Banning the bra was a big flop.

Is French kissing in France just called kissing?

Only in America… are there handicap parking places in front of a skating rink.

Does the name Pavlov ring a bell?

Alarms: What an octopus is.

Why is the alphabet in that order? Is it because of that song?

Why is lemon juice made with artificial flavor, and dishwashing liquid made with real lemons?

Why isn’t there mouse-flavored cat food?

I intend to live forever – so far, so good.

Why do they lock gas station bathrooms?? Are they afraid someone will clean them?

When everything is coming your way, you’re in the wrong lane.

I got a sweater for Christmas…I wanted a screamer or a moaner.

How do you tell when you’re out of invisible ink?

Dancing cheek-to-cheek is really a form of floor play.

Hard work pays off in the future, laziness pays off now.

One tequila, two tequila, three tequila, floor.

Show me a piano falling down a mine shaft and I’ll show you A-flat minor.

How come you can see the stars from the Earth, but you can’t see them when you’re in space?

If you’re too open-minded; your brains will fall out.

Artificial intelligence is no match for natural stupidity.

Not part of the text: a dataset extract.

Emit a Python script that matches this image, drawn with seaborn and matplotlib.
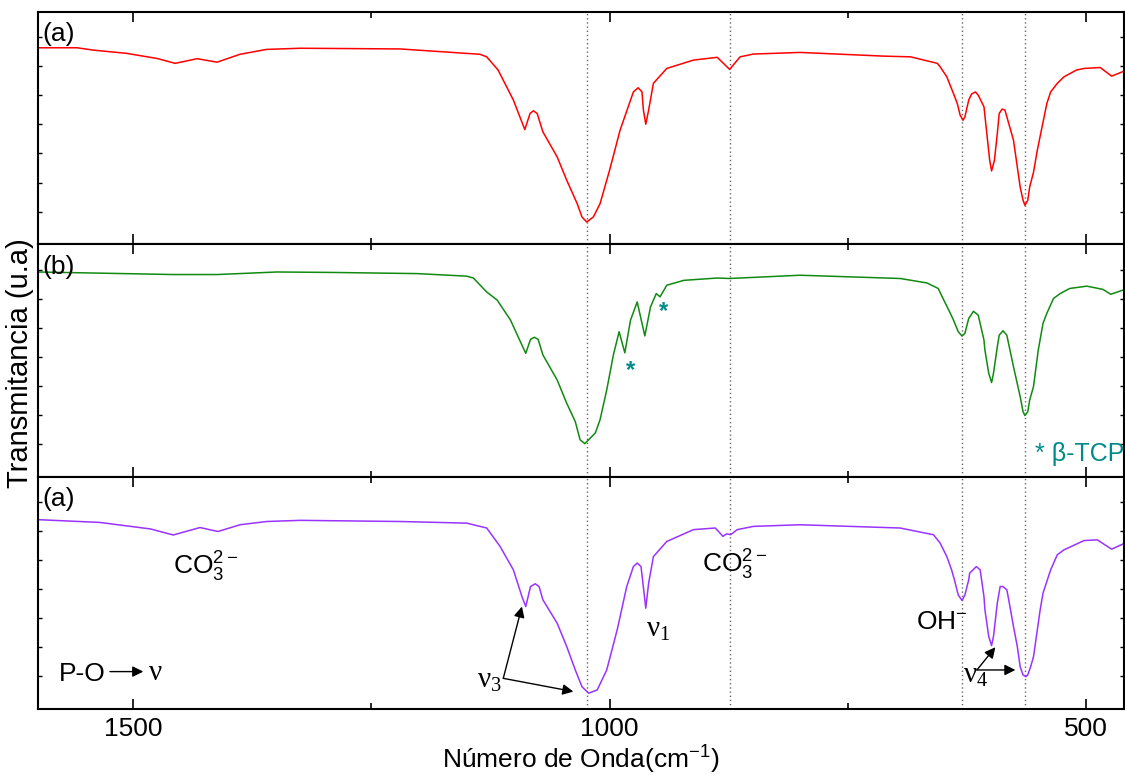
import numpy as np
import pandas as pd
import matplotlib
matplotlib.use("Agg")
import matplotlib.pyplot as plt
import seaborn as sns

# ---------------- data ----------------
red_wn = [1600, 1559, 1542, 1507, 1475, 1456, 1433, 1412, 1388, 1360, 1325, 1220, 1136, 1129,
          1117, 1101, 1089, 1083.5, 1080, 1076, 1070, 1055, 1045, 1034, 1029, 1024, 1017, 1010,
          1000, 989, 978, 975, 970, 966, 964.5, 962, 959, 954, 940, 912, 887, 874, 863, 849,
          800, 712, 684, 656, 653, 646, 639, 635, 632, 629, 627, 623, 620, 616, 613, 607,
          604, 601, 599, 596, 593, 591, 588, 585, 580, 576, 572, 569, 566, 564, 561, 559,
          555, 551, 546, 541, 537, 530, 523, 510, 502, 485, 473, 459]
red_t = [84.6, 84.6, 83.6, 82.2, 80.0, 77.9, 79.9, 78.4, 81.8, 83.9, 84.4, 84.1, 81.8, 80.7,
         75.0, 62.1, 49.4, 56.3, 57.5, 56.3, 48.4, 37.6, 27.6, 17.5, 11.8, 9.6, 11.8, 17.5,
         31.9, 49.1, 62.1, 65.6, 67.4, 65.6, 57.8, 51.7, 57.8, 69.3, 75.7, 79.3, 80.5, 75.3, 80.7, 81.9,
         82.6, 81.0, 80.7, 77.9, 76.4, 72.1, 64.9, 60.6, 55.6, 53.4, 54.9, 62.1, 64.7, 65.6, 64.2, 59.2,
         47.7, 36.2, 31.6, 36.2, 47.7, 56.3, 58.2, 57.8, 50.6, 44.8, 33.3, 24.7, 19.0, 16.8, 19.0, 24.7,
         31.0, 40.5, 50.6, 60.6, 65.6, 69.3, 72.1, 75.0, 75.7, 76.1, 72.4, 74.7]

green_wn = [1600, 1458, 1412, 1349, 1290, 1202, 1150, 1143, 1129, 1118, 1104, 1096, 1088, 1083,
            1079, 1075, 1070, 1055, 1045, 1036, 1031, 1026, 1015, 1010, 1003, 996, 990, 984,
            978, 971, 963, 957, 951, 947, 940, 922, 887, 874, 800, 695, 667, 655, 650, 643,
            639, 634, 630, 627, 623, 618, 613, 607, 606, 602, 599, 597, 593, 591, 587, 583,
            576, 569, 566, 564, 561, 559, 555, 550, 545, 541, 534, 527, 517, 499, 482, 474, 459]
green_t = [88.1, 87.0, 87.0, 88.1, 87.9, 87.4, 86.3, 85.5, 79.5, 76.0, 67.4, 60.2, 53.1, 59.1,
           60.0, 59.1, 52.4, 41.6, 31.6, 23.7, 15.9, 14.2, 18.8, 24.5, 37.3, 52.4, 62.4, 53.3,
           67.4, 75.2, 60.6, 73.1, 78.8, 77.4, 82.4, 84.5, 85.5, 85.3, 86.7, 85.3, 83.4, 81.0, 76.7, 70.9,
           67.4, 62.4, 60.5, 61.7, 68.1, 71.2, 69.5, 58.8, 54.5, 44.5, 40.5, 44.5, 55.9, 60.9, 62.8, 60.9,
           47.3, 34.5, 28.0, 26.3, 28.0, 33.0, 38.8, 54.5, 66.0, 70.3, 76.7, 78.8, 81.0, 82.0, 80.6, 78.5, 80.6]

purple_wn = [1600, 1535, 1482, 1458, 1430, 1411, 1388, 1360, 1325, 1220, 1150, 1129, 1115, 1101,
             1092, 1088, 1083, 1078, 1074, 1070, 1055, 1045, 1036, 1029, 1022, 1013, 1003, 992,
             982, 975, 971, 967, 965, 962, 959, 954, 940, 912, 889, 881, 877, 873, 866, 849,
             800, 695, 660, 653, 646, 641, 638, 634, 630, 627, 623, 622, 615, 611, 607, 606,
             602, 599, 597, 593, 590, 587, 583, 581, 576, 572, 569, 566, 563, 561, 558, 555,
             548, 545, 537, 530, 523, 502, 488, 473, 459]
purple_t = [81.5, 80.3, 77.5, 74.9, 78.1, 76.4, 79.3, 80.7, 81.2, 80.7, 80.0, 77.9, 70.0, 59.9,
            48.4, 44.1, 52.7, 53.9, 52.7, 47.0, 36.9, 26.9, 16.8, 9.6, 6.8, 8.2, 16.8, 34.1,
            52.7, 61.3, 62.8, 61.3, 54.2, 43.4, 54.2, 65.6, 72.1, 77.2, 77.9, 74.3, 75.4, 75.0, 77.2, 78.6,
            79.3, 77.9, 75.0, 71.4, 65.6, 59.9, 55.6, 49.1, 46.7, 49.1, 55.6, 58.5, 61.3, 59.9, 48.4, 42.7,
            31.2, 27.3, 31.2, 45.6, 52.7, 52.7, 51.3, 47.0, 35.5, 26.9, 18.2, 14.7, 13.9, 14.7, 18.2, 22.5,
            42.7, 49.9, 59.9, 66.4, 68.5, 72.5, 72.8, 68.8, 71.4]

ref_lines = [1024, 874, 630, 564]          # dotted reference lines (cm-1)
star_wn = [978, 943.5]                      # beta-TCP asterisks
star_t = [45.8, 71.2]
panel_labels = ["(a)", "(b)", "(a)"]
x_major = [1500, 1000, 500]
x_minor = [1250, 750]

# ---------------- style ----------------
sns.set_theme(style="ticks")
plt.rcParams["font.family"] = ["Liberation Sans", "DejaVu Sans"]
plt.rcParams["mathtext.fontset"] = "custom"
plt.rcParams["mathtext.rm"] = "Liberation Sans"
plt.rcParams["mathtext.it"] = "Liberation Sans:italic"
plt.rcParams["mathtext.bf"] = "Liberation Sans:bold"
for k in ["text.color", "axes.labelcolor", "xtick.color", "ytick.color", "axes.edgecolor"]:
    plt.rcParams[k] = "black"

W, H = 1125, 776
fig, axes = plt.subplots(3, 1, figsize=(W / 100, H / 100), dpi=100, sharex=True)
fig.subplots_adjust(left=38 / W, right=1124 / W, top=1 - 12 / H, bottom=1 - 709 / H, hspace=0)

series = [(red_wn, red_t, "#ff0000"), (green_wn, green_t, "#118a11"), (purple_wn, purple_t, "#9933ff")]
for ax, (wn, t, col), lab in zip(axes, series, panel_labels):
    df = pd.DataFrame({"wn": wn, "t": t})
    sns.lineplot(data=df, x="wn", y="t", ax=ax, color=col, lw=1.1, sort=False, estimator=None)
    for xv in ref_lines:
        ax.axvline(xv, color="#666666", lw=1.0, ls=(0, (1, 2)), zorder=0)
    ax.set_xlim(1600, 460)
    ax.set_ylim(0, 100)
    ax.set_ylabel("")
    ax.set_xlabel("")
    ax.set_yticks(np.arange(14.1, 100, 12.5))
    ax.set_yticklabels([])
    ax.set_xticks(x_major)
    ax.set_xticks(x_minor, minor=True)
    ax.tick_params(axis="y", which="both", direction="in", length=3, width=1.0, left=True, right=True)
    ax.tick_params(axis="x", which="major", direction="in", length=7, width=1.2, top=True, bottom=True,
                   labelsize=19, pad=6)
    ax.tick_params(axis="x", which="minor", direction="in", length=4, width=1.2, top=True, bottom=True)
    for s in ax.spines.values():
        s.set_linewidth(1.5)
        s.set_color("black")
        s.set_visible(True)
    ax.text(0.004, 0.955, lab, transform=ax.transAxes, ha="left", va="top", fontsize=19)

for ax in axes[:2]:
    ax.tick_params(axis="x", labelbottom=False)

# ---------------- annotations ----------------
ax1, ax2, ax3 = axes
teal = "#008b8b"
for sw, st in zip(star_wn, star_t):
    ax2.text(sw, st, "*", color=teal, fontsize=17, fontweight="bold", ha="center", va="center")
ax2.text(553, 6.6, "* \u03b2-TCP", color=teal, fontsize=18, ha="left", va="baseline")

ax3.text(1458, 57.8, "CO$_3^{2\u2212}$", fontsize=19, ha="left", va="baseline")
ax3.text(903, 58.5, "CO$_3^{2\u2212}$", fontsize=19, ha="left", va="baseline")
ax3.text(678, 34.4, "OH$^{\u2212}$", fontsize=19, ha="left", va="baseline")

serif = ["Liberation Serif", "DejaVu Serif"]
ax3.text(962, 31, r"$\mathregular{\nu_{1}}$", fontsize=21, ha="left", va="baseline", family=serif)
ax3.text(1139, 9, r"$\mathregular{\nu_{3}}$", fontsize=21, ha="left", va="baseline", family=serif)
ax3.text(628.5, 11.2, r"$\mathregular{\nu_{4}}$", fontsize=21, ha="left", va="baseline", family=serif)

arrow = dict(arrowstyle="-|>", color="black", lw=1.0, mutation_scale=16, shrinkA=0, shrinkB=0)
ax3.annotate("", xy=(1092, 44.1), xytext=(1111.6, 13.2), arrowprops=arrow)
ax3.annotate("", xy=(1038, 7.5), xytext=(1111.6, 13.2), arrowprops=arrow)
ax3.annotate("", xy=(595, 26.6), xytext=(614.4, 16.8), arrowprops=arrow)
ax3.annotate("", xy=(574, 16.8), xytext=(614.4, 16.8), arrowprops=arrow)

ax3.text(1577.7, 12.2, "P-O", fontsize=19, ha="left", va="baseline")
ax3.annotate("", xy=(1489.5, 16.1), xytext=(1524.5, 16.1), arrowprops=arrow)
ax3.text(1484, 12.5, "\u03bd", fontsize=21, ha="left", va="baseline", family=serif)

ax3.set_xlabel("Número de Onda(cm$^{-1}$)", fontsize=19, labelpad=2)
fig.text(20 / W, 1 - 363 / H, "Transmitancia (u.a)", rotation=90, ha="center", va="center", fontsize=21)

fig.savefig("out.png", dpi=100)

When dog food is new and improved tasting, who tests it?

If a man is standing in the middle of the forest speaking and there is no woman around to hear him… is he still wrong?

If you don’t pay your exorcist you get repossessed.

Bills travel through the mail at twice the speed of checks.

Why is there an expiration date on sour cream?

Why do they put Braille on the drive-through bank machines?

Two peanuts walked into a bar. One was a salted.

Once you’ve seen one shopping center you’ve seen a mall.

Can vegetarians eat animal crackers?

Do infants enjoy infancy as much as adults enjoy adultery?

If you mated a bulldog and a shitsu, would it be called a bulls**t?

Is there another word for synonym?

I used to work in a blanket factory, but it folded.

Where do forest rangers go to “get away from it all?”

When an actress saw her first strands of gray hair she thought she’d dye.

Marathon runners with bad footwear suffer the agony of defeat.

Why does your gynecologist leave the room when you get undressed?